The experience of police behaviour on Clapham Common last night and with our protesters in Parliament Square last year does not auger well for the rights of protesters in the future if the Police, Crime, Sentencing and Courts Bill published last week passes through parliament tomorrow. The government wants to impose stringent controls on static demos, make the use of noise an offence, and severely restrict demos at Parliament Square. The police will have greater discretionary powers with greater penalties but have long demonstrated a steady record of abusing the considerable powers they already have.
Separately, last week Her Majesty’s Inspectorate of Constabulary and Fire & Rescue Services (HMICFRS) published its report into the future of protest policing and it doesn’t make for happy reading either. The police now seek to target ‘aggravated activists’ for intelligence gathering by means of covert surveillance.
Taken together, the government bill and the HMICFRS report amounts to a wholesale assault on our civil liberties and potentially deprives trade unionists of their most important weapon – the ability to strike and protest publicly. David Lammy has today at last announced that the opposition will vote against the bill, but the Labour party must do far more to stand up for the future right of protesters threatened by this bill. They must also take a stand against the future protest policing plans outlined in the HMCFRS report. Trade unions too must now step forward and speak out before it is too late.

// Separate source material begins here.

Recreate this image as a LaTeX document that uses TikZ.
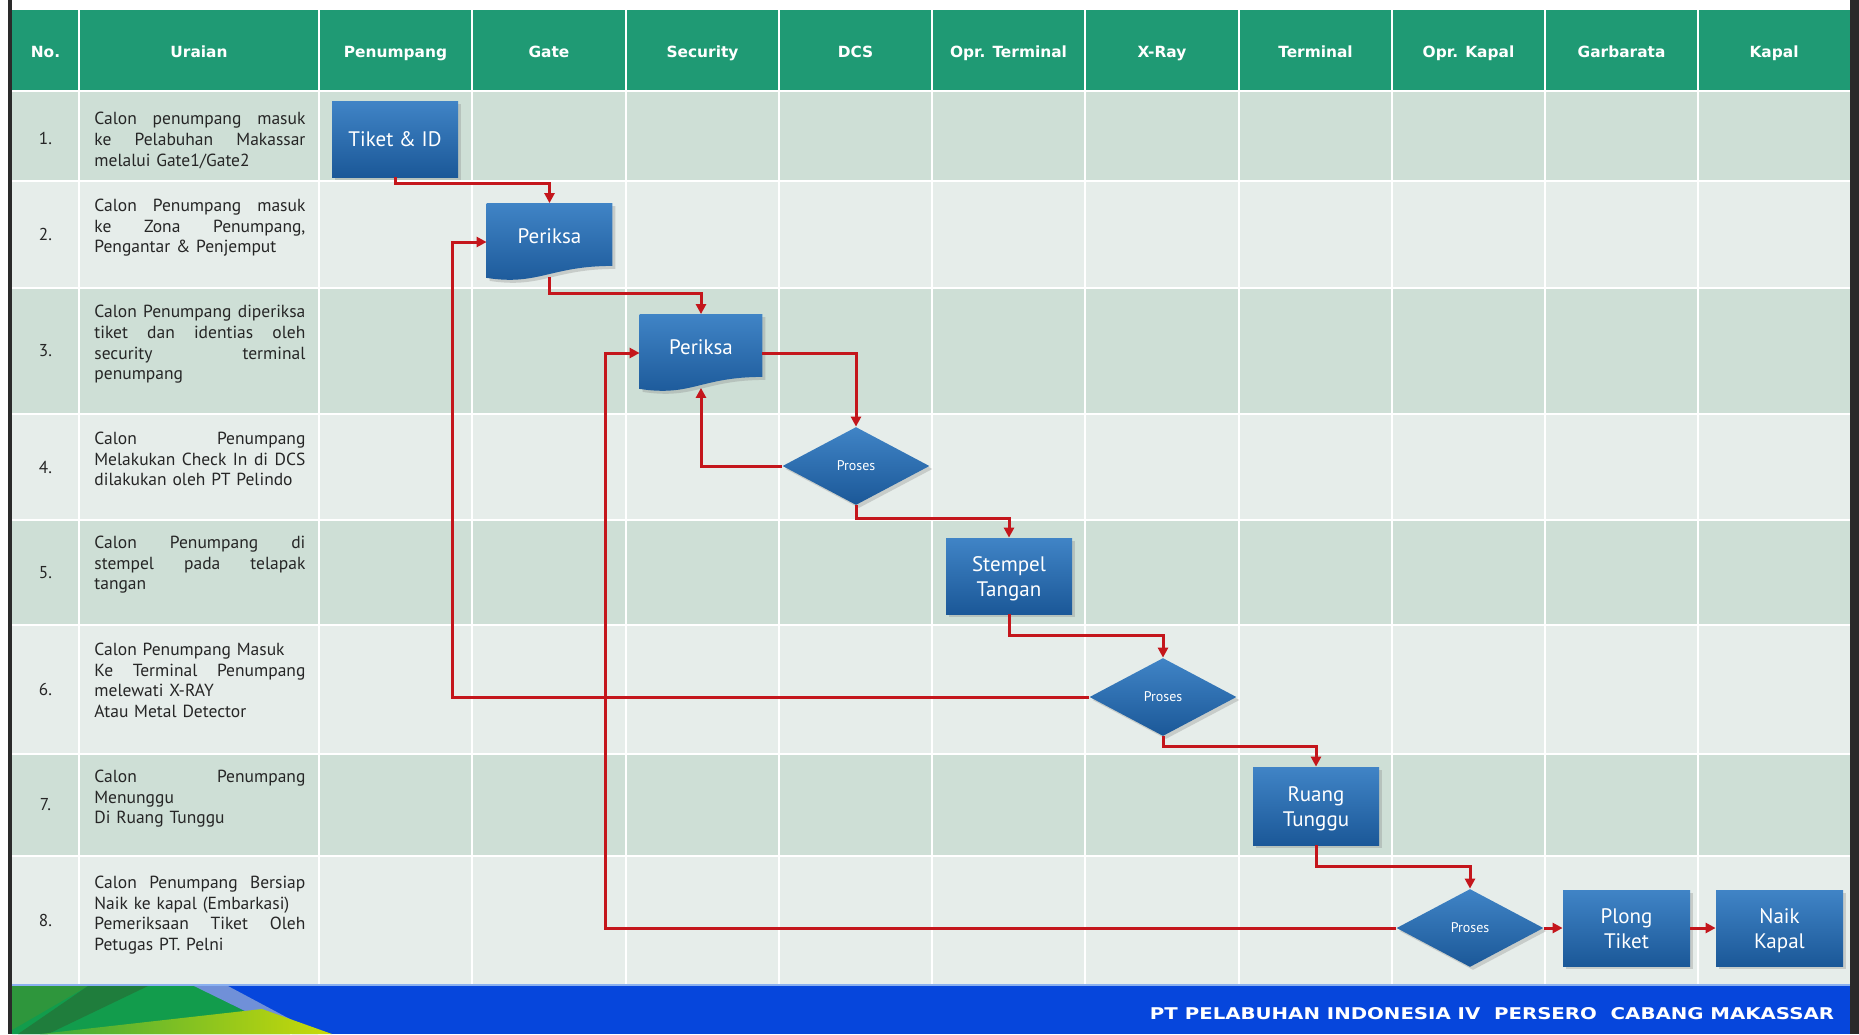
\documentclass[tikz,border=0pt]{standalone}
\usepackage{fontspec}
\usepackage{graphicx}
\setmainfont{PT Sans}
\newfontfamily\hdfont{DejaVu Sans}
\usetikzlibrary{shapes.geometric,arrows.meta,shadows}
\pgfdeclarelayer{tbl}
\pgfdeclarelayer{shp}
\pgfsetlayers{tbl,shp,main}
\definecolor{hdgreen}{HTML}{1F9A74}
\definecolor{rowA}{HTML}{CEDFD6}
\definecolor{rowB}{HTML}{E6EDEA}
\definecolor{boxtop}{HTML}{4084C6}
\definecolor{boxbot}{HTML}{1B5898}
\definecolor{redline}{HTML}{C4161C}
\definecolor{footblue}{HTML}{0646DC}
\definecolor{footline}{HTML}{8AB0F0}
\definecolor{fgreen}{HTML}{129C4C}
\definecolor{fdkgreen}{HTML}{1F7D3C}
\definecolor{fmgreen}{HTML}{2E963C}
\definecolor{fgreenB}{HTML}{3AA83C}
\definecolor{flime}{HTML}{CADA08}
\definecolor{fband}{HTML}{7090D8}
\definecolor{darkedge}{HTML}{2A2A2A}
\newcommand{\jl}[1]{\leavevmode\hbox to 105.5pt{\spaceskip=\fontdimen2\font plus 1fill\relax #1}}
\newcommand{\twol}[2]{\raisebox{-4.2pt}[0pt][0pt]{\begin{tabular}{@{}c@{}}#1\\#2\end{tabular}}}
\tikzset{
  hd/.style={text=white, inner sep=0pt, anchor=base, font=\hdfont\bfseries\fontsize{7.7}{9}\selectfont},
  desc/.style={anchor=north west, inner sep=0pt, text width=105.5pt, align=left,
    font=\fontsize{8.75}{10.35}\selectfont, text=black!85},
  numtxt/.style={inner sep=0pt, font=\fontsize{8.6}{10.35}\selectfont, text=black!85},
  shade box/.style={top color=boxtop, bottom color=boxbot,
    drop shadow={shadow xshift=1.5pt, shadow yshift=-1.5pt, opacity=0.3}},
  flowbox/.style={rectangle, shade box, inner sep=0pt, text=white, align=center,
    minimum width=63pt, minimum height=38pt, font=\fontsize{10.5}{12.5}\selectfont},
  docnode/.style={rectangle, inner sep=0pt, text=white, align=center,
    minimum width=62.5pt, minimum height=38.5pt, font=\fontsize{10.5}{12.5}\selectfont},
  decision/.style={diamond, shade box, inner sep=0pt, text=white, aspect=1.9,
    minimum width=73.5pt, minimum height=39pt, font=\fontsize{7}{8}\selectfont},
  redarrow/.style={draw=redline, line width=1.5pt, -{Triangle[length=5pt,width=5pt]}},
}
\begin{document}
\begin{tikzpicture}[x=0.5pt,y=-0.5pt]
\useasboundingbox (0,0) rectangle (1859,1034);
\begin{pgfonlayer}{tbl}
  \fill[white] (0,0) rectangle (1859,1034);
  \fill[hdgreen] (12,9.5) rectangle (1850,91);
  \foreach \a/\b/\c in {92/181/rowA,181/288/rowB,288/414/rowA,414/520/rowB,
                        520/625/rowA,625/754/rowB,754/856/rowA,856/984/rowB}
    \fill[\c] (12,\a) rectangle (1850,\b);
  \foreach \yy in {91,181,288,414,520,625,754,856}
    \draw[white, line width=1pt] (12,\yy) -- (1850,\yy);
  \foreach \xx in {79,319,472,626,779,932,1085,1239,1392,1545,1698}
    \draw[white, line width=1pt] (\xx,9.5) -- (\xx,984);
  % footer
  \fill[footblue] (12,984) rectangle (1850,1034);
  \fill[fgreen] (12,986) -- (196,986) -- (290,1034) -- (12,1034) -- cycle;
  \fill[fmgreen] (12,986) -- (88,986) -- (12,1030) -- cycle;
  \fill[fdkgreen] (88,986) -- (148,986) -- (48,1034) -- (18,1034) -- cycle;
  \fill[fband] (194,986) -- (228,986) -- (318,1034) -- (292,1034) -- cycle;
  \shade[left color=fgreenB, right color=flime] (40,1034) -- (262,1009) -- (332,1034) -- cycle;
  \fill[footline] (12,983.5) rectangle (1850,986);
  \fill[darkedge] (8,0) rectangle (12,1034);
  \fill[darkedge] (1850,0) rectangle (1859,1034);
\end{pgfonlayer}

% header
\foreach \xx/\t [count=\i] in {45.5/No., 199/Uraian, 395.5/Penumpang, 549/Gate,
   702.5/Security, 855.5/DCS, 1008.5/Opr. Terminal, 1162/X-Ray, 1315.5/Terminal,
   1468.5/Opr. Kapal, 1621.5/Garbarata, 1774/Kapal}
  \node[hd] (h\i) at (\xx,57) {\t};

% numbers
\foreach \yy [count=\i] in {138.5,234.5,351,467,572.5,689.5,805,920}
  \node[numtxt] (n\i) at (45.5,\yy) {\i.};

% descriptions
\node[desc] (u1) at (94,112) {\jl{Calon penumpang masuk}\\ \jl{ke Pelabuhan Makassar}\\ melalui Gate1/Gate2};
\node[desc] (u2) at (94,198.5) {\jl{Calon Penumpang masuk}\\ \jl{ke Zona Penumpang,}\\ Pengantar \& Penjemput};
\node[desc] (u3) at (94,305) {\jl{Calon Penumpang diperiksa}\\ \jl{tiket dan identias oleh}\\ \jl{security terminal}\\ penumpang};
\node[desc] (u4) at (94,431.5) {\jl{Calon Penumpang}\\ \jl{Melakukan Check In di DCS}\\ dilakukan oleh PT Pelindo};
\node[desc] (u5) at (94,535.5) {\jl{Calon Penumpang di}\\ \jl{stempel pada telapak}\\ tangan};
\node[desc] (u6) at (94,642.5) {Calon Penumpang Masuk\\ \jl{Ke Terminal Penumpang}\\ melewati X-RAY\\ Atau Metal Detector};
\node[desc] (u7) at (94,769.5) {\jl{Calon Penumpang}\\ Menunggu\\ Di Ruang Tunggu};
\node[desc] (u8) at (94,875.5) {\jl{Calon Penumpang Bersiap}\\ Naik ke kapal (Embarkasi)\\ \jl{Pemeriksaan Tiket Oleh}\\ Petugas PT. Pelni};

% flow nodes
\node[flowbox] (tk) at (395,139) {Tiket \& ID};
\node[docnode] (p1) at (549.5,242) {\raisebox{-0.6pt}[0pt][0pt]{Periksa}};
\node[docnode, minimum width=61pt] (p2) at (701,353) {\raisebox{-0.6pt}[0pt][0pt]{Periksa}};
\node[decision] (d1) at (856,466) {Proses};
\node[flowbox] (st) at (1009,576) {\twol{Stempel}{Tangan}};
\node[decision] (d2) at (1163,697) {Proses};
\node[flowbox, minimum height=39pt] (ru) at (1316,806) {\twol{Ruang}{Tunggu}};
\node[decision] (d3) at (1470,928) {Proses};
\node[flowbox, minimum width=63.5pt] (pl) at (1626.5,928) {\twol{Plong}{Tiket}};
\node[flowbox, minimum width=63.5pt] (nk) at (1779.5,928) {\twol{Naik}{Kapal}};

\begin{pgfonlayer}{shp}
  \foreach \n in {p1,p2}
    \path[shade box] (\n.north west) -- (\n.north east) -- ([yshift=7.5pt]\n.south east)
      .. controls ([xshift=-31pt,yshift=7.5pt]\n.south east) and ([xshift=26pt,yshift=-2.5pt]\n.south west)
      .. ([yshift=1.5pt]\n.south west) -- cycle;
\end{pgfonlayer}

% connectors
\draw[redarrow] (tk.south) -- ++(0,6) -| (p1.north);
\draw[redarrow] ([yshift=2pt]p1.south) -- ++(0,17) -| (p2.north);
\draw[redarrow] (p2.east) -| (d1.north);
\draw[redarrow] (d1.west) -| ([yshift=2pt]p2.south);
\draw[redarrow] (d1.south) -- ++(0,13) -| (st.north);
\draw[redarrow] (st.south) -- ++(0,21) -| (d2.north);
\draw[redarrow] (d2.west) -| ([xshift=-17pt]p1.west) -- (p1.west);
\draw[redarrow] (d2.south) -- ++(0,10) -| (ru.north);
\draw[redarrow] (ru.south) -- ++(0,21) -| (d3.north);
\draw[redarrow] (d3.west) -| ([xshift=-17pt]p2.west) -- (p2.west);
\draw[redarrow] (d3.east) -- (pl.west);
\draw[redarrow] (pl.east) -- (nk.west);

% footer text
\node[text=white, inner sep=0pt] (ft) at (1492,1014)
  {\resizebox{342pt}{6pt}{\hdfont\bfseries PT PELABUHAN INDONESIA IV\ \ PERSERO\ \ CABANG MAKASSAR}};
\end{tikzpicture}
\end{document}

Experiences like mine and those of countless other protesters swept up in the criminal justice system are deeply traumatic for the individuals involved. They also place incredible pressure and cause mission distraction for their campaigning organisations. Such police actions are individually and collectively demoralising and that is their very point. Women and BME people are also more likely to face adverse police action and less likely to have a fair shake in the criminal justice system.
My previous trade union at the time did not handle the support of my prosecution case well but that is another story for another time. The point is, small independent trade unions and NGO's are often not very competent at or capable of managing what really amounts to a proxy attack on their organisation by police targeting of individual activists. Frankly, small independent unions often lack the resilience, maturity, collective mindset, resources and leadership skills to recognise and manage such an attack for what it is. This is why the TUC and the entire greater trade union movement must speak out now as one against the Police, Crime, Sentencing and Courts Bill and the HMICFRS report.
Together, unions collectively can play an important role in pressuring the government and the Labour opposition to strenuously defend the right to free speech and public protest in this country. They also have a hugely important leadership role to play in maintaining the confidence, resolve and resilience of rank-and-file activists as well as the whole trade union movement for the duration of this period of attack on our civil liberties.
Last month, the ADCU and the GMB won a six-year battle against Uber for worker rights with a resounding Supreme Court ruling in the favour of workers. In the days that have followed, we have seen the government make absolutely no commitment to enforce the ruling. We have seen Uber defy and disrespect the court by claiming the ruling only applies to a few claimants in the case rather than the entire workforce. So, what other avenues of influence remain for workers who have been denied protection they are entitled to under the law but to strike and protest? If the government has its way, we will no longer be able to do even that.